Miss Garlands fan base has additional cause for alarm now that the Weinstein Biopic on Grace Kelly has been officially shelved after is debut at Cannes this month. The Princess’ family is no doubt relieved as they have said publicly that many scenes were completely fictionalized and most of the movie is not based in fact. It should be noted that before she was a Princess she stole the Oscar from Judy for her role in the country girl. Groucho Marx said it best that Judy’s loss as Best Actress for A Star Is Born “was the greatest robbery since Brink’s.” The director however has evoked his right to cancel distribution as he said the movie Weinstein forced him to edit is not the movie he wanted to make; edited down for a playable major release length — from 3 hours to 2 hours.
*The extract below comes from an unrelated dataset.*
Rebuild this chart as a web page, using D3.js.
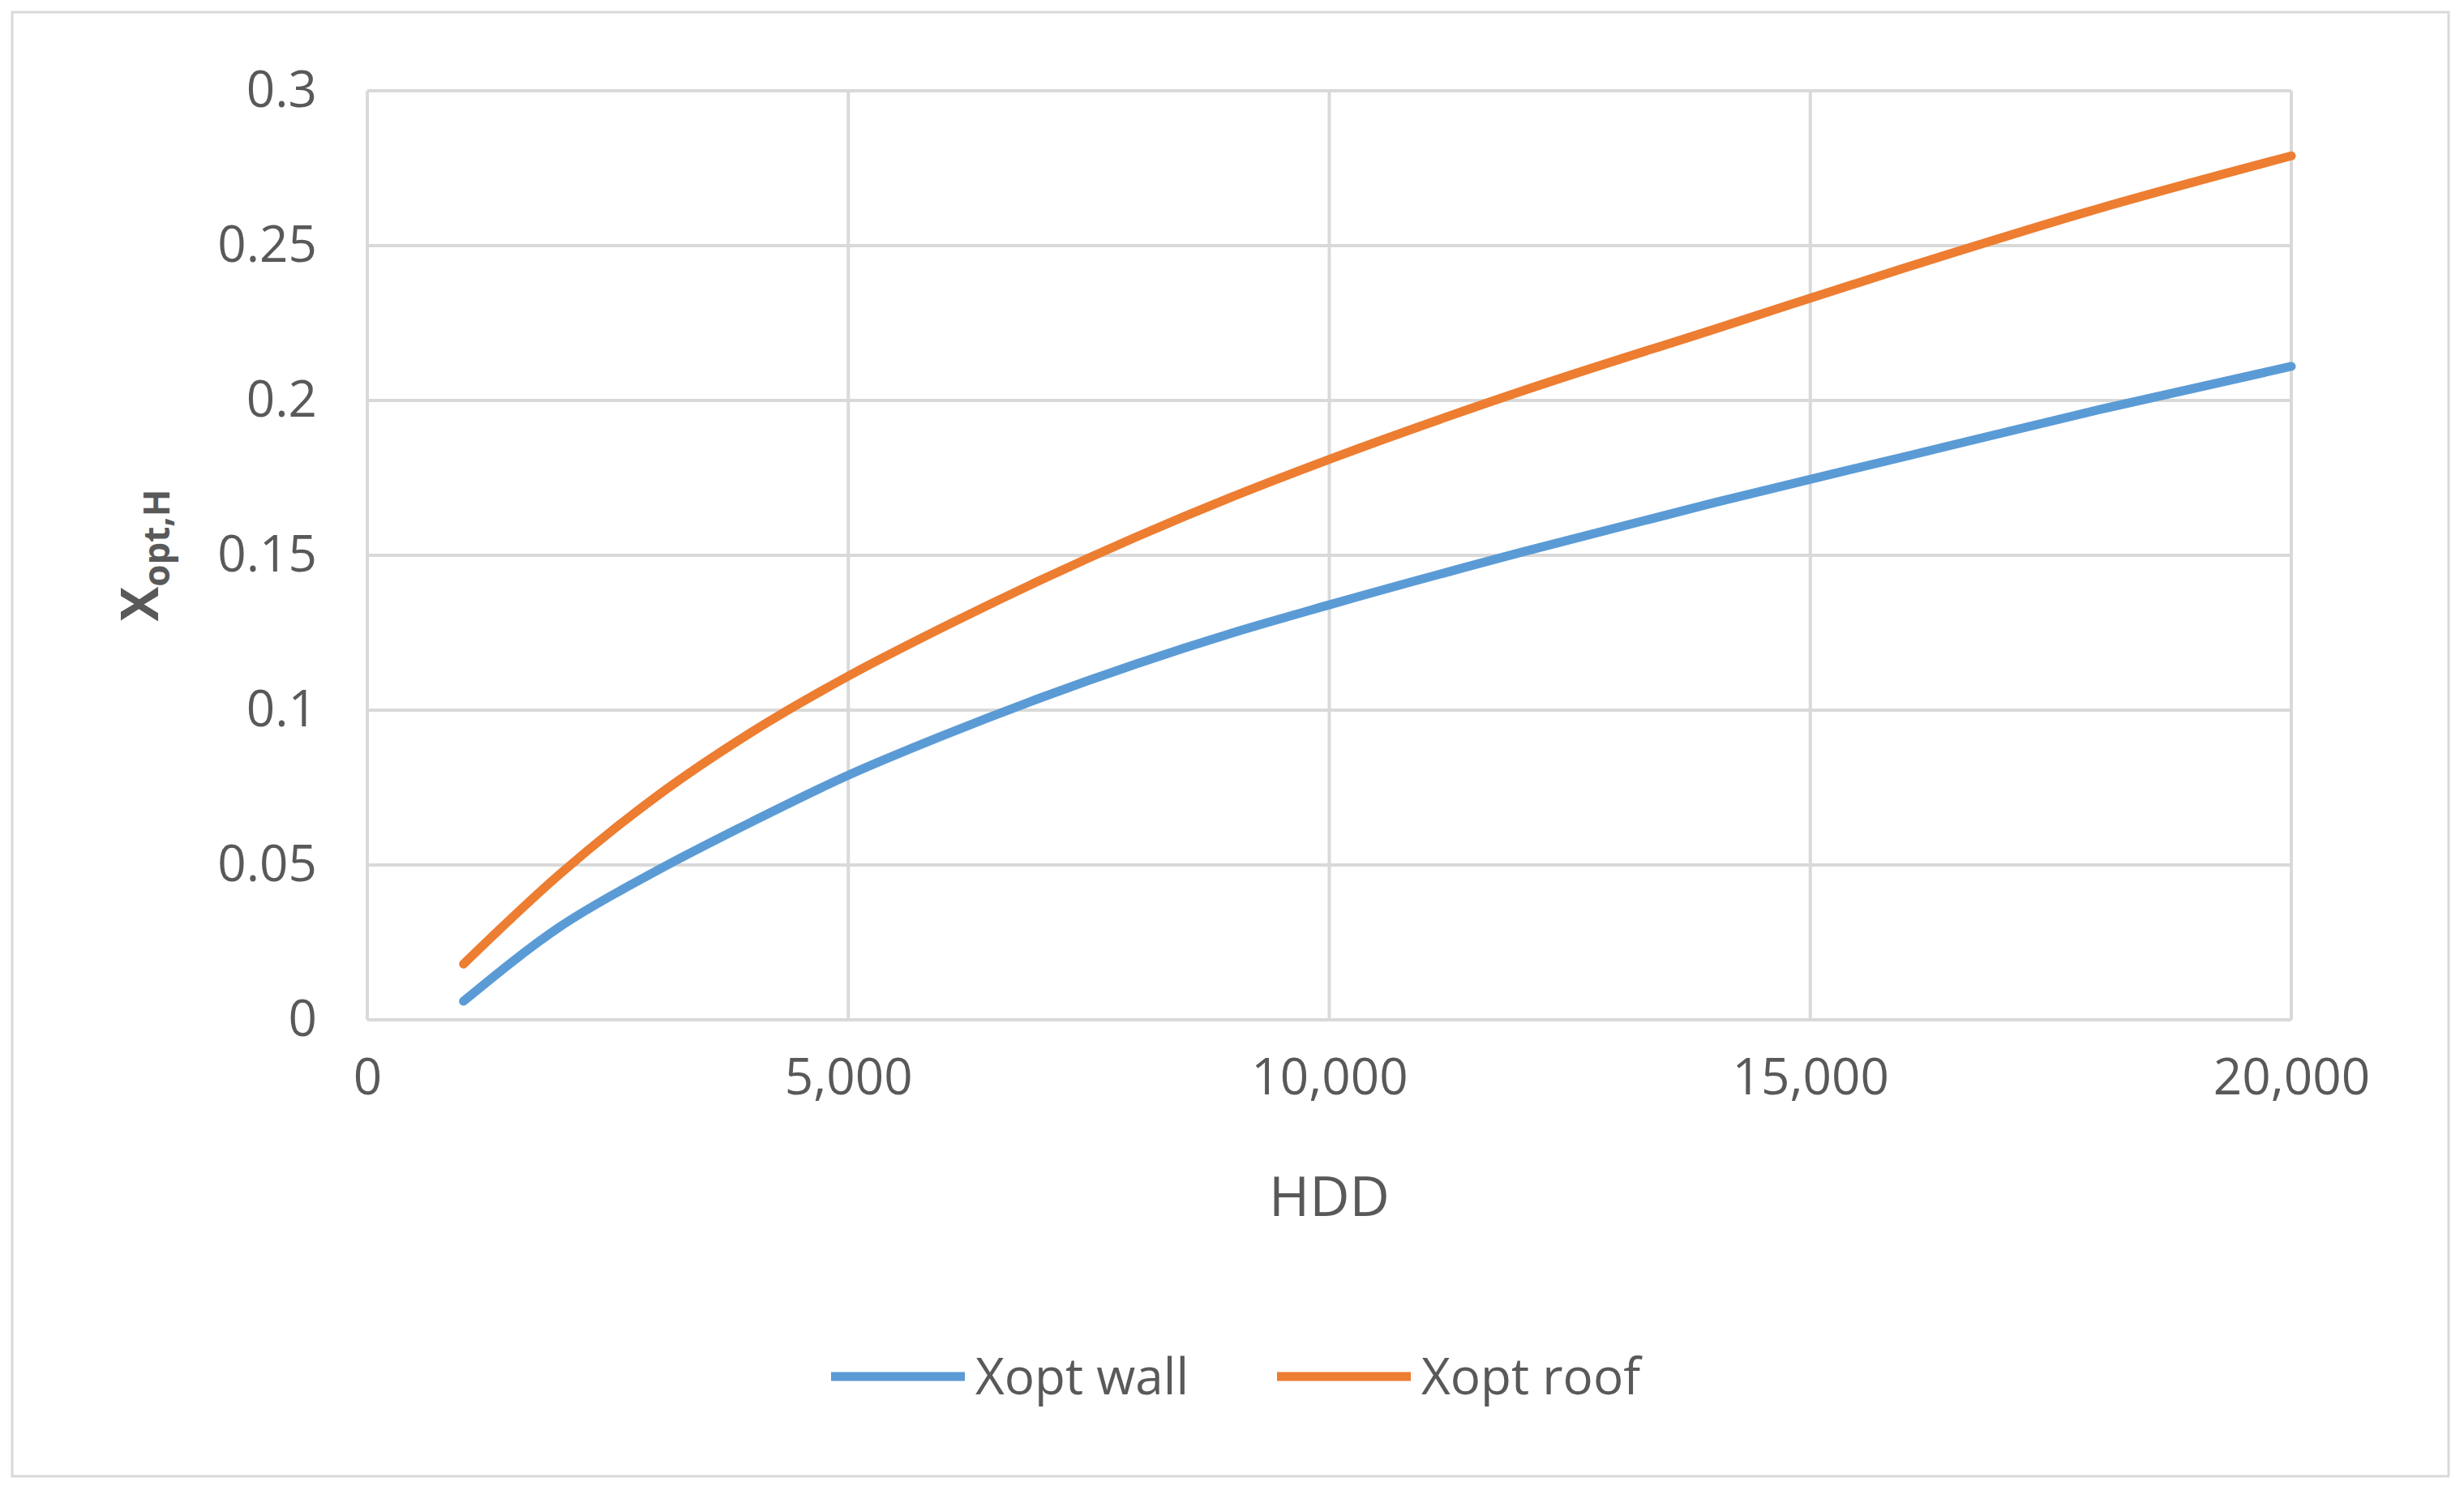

We have to remember that Weinstein is both a producer (the guy who puts up the money or arranges the financing for a picture, and he is also a distributor (the guy who puts the movie in theaters and shares in the profits of ticket sales). The fact remains that a movie screen only has so many hours in a given day or night they can show a film. If you can get $15 a ticket in New York for a 2 hour movie, it stands to reason you can make more if you show that movie 5 times in a night. Versus a 3 hour movie you can only show 4 times in that same window of time. As a recent example My Week With Marilyn (which literally dealt with a little more than a week in a legend’s life) was based on source material from a book that was 160 pages, and the movie’s running time was 101 minutes. Capote (starring the late great Philip Seymour Hoffman) was based on source material that was 636 pages long, and the movie’s running time was 114 minutes. The aforementioned Princess Grace Of Monaco was edited down from 196 minutes to 117 minutes. All three of these prove the rule that biopics need to come in close to 2 hours.

The last two biopics of note that went longer than this were Ghandi — filmed in 1982 with a running time of 191 minutes, and JFK filmed in 1991 with a running time of 188 minutes. Both of these movies had intermissions. An intermission is almost of unheard of today, and is a distributor’s nightmare. Their adage is “get them in and get them out”. To be perfectly honest just to barely scratch the surface of Judy’s life a film would need to be at least a three hour length. LWJG actually had a running time of 180 minutes. However, it was cut to 170 minutes when aired to make room for more commercials. It aired over two nights in December of 2001. As an aside, LWJG screen writer Robert L. Freedman confirmed to me that ABC was pushing to make this a two-hour one night only story of Judy Garland. They feared audiences would not tune in for a second night. The producers and creative team had to fight to be true to Judy to depict her life from soup to nuts and produce a two part miniseries.

If the creative team sticks to the facts and let the comedy and tragedy of Judy’s life play out as it happened sans gross embellishment and with Hathaway’s incredible talent then the film could be pretty spectacular. For my money all concerned screenplay, direction and leading lady must all combine to present in an understated way Garland’s larger than larger life. If we are going to see a film depicting the woman fumbling for a bottle of pills of every two minutes: A GREAT BIG YAWN. In the end I am reminded of a scene between Harper Lee and Truman Capote in the film INFAMOUS. Sensing that Mr. Capote is attempting to “color” the facts of the Clutter Family for his new found reportage, “In Cold Blood”, Miss Lee looks him dead in the eye and says “the truth is enough!”. Tell the truth . Tell it with class and an even hand. In the end hopefully Anne Hathaway, Harvey Weinstein and company will all produce a film that proves that they are all “Friends of Dorothy”.

Correction: An earlier version of this post incorrectly identified Vincente Minnelli as Judy Garland’s first husband. He was her second husband.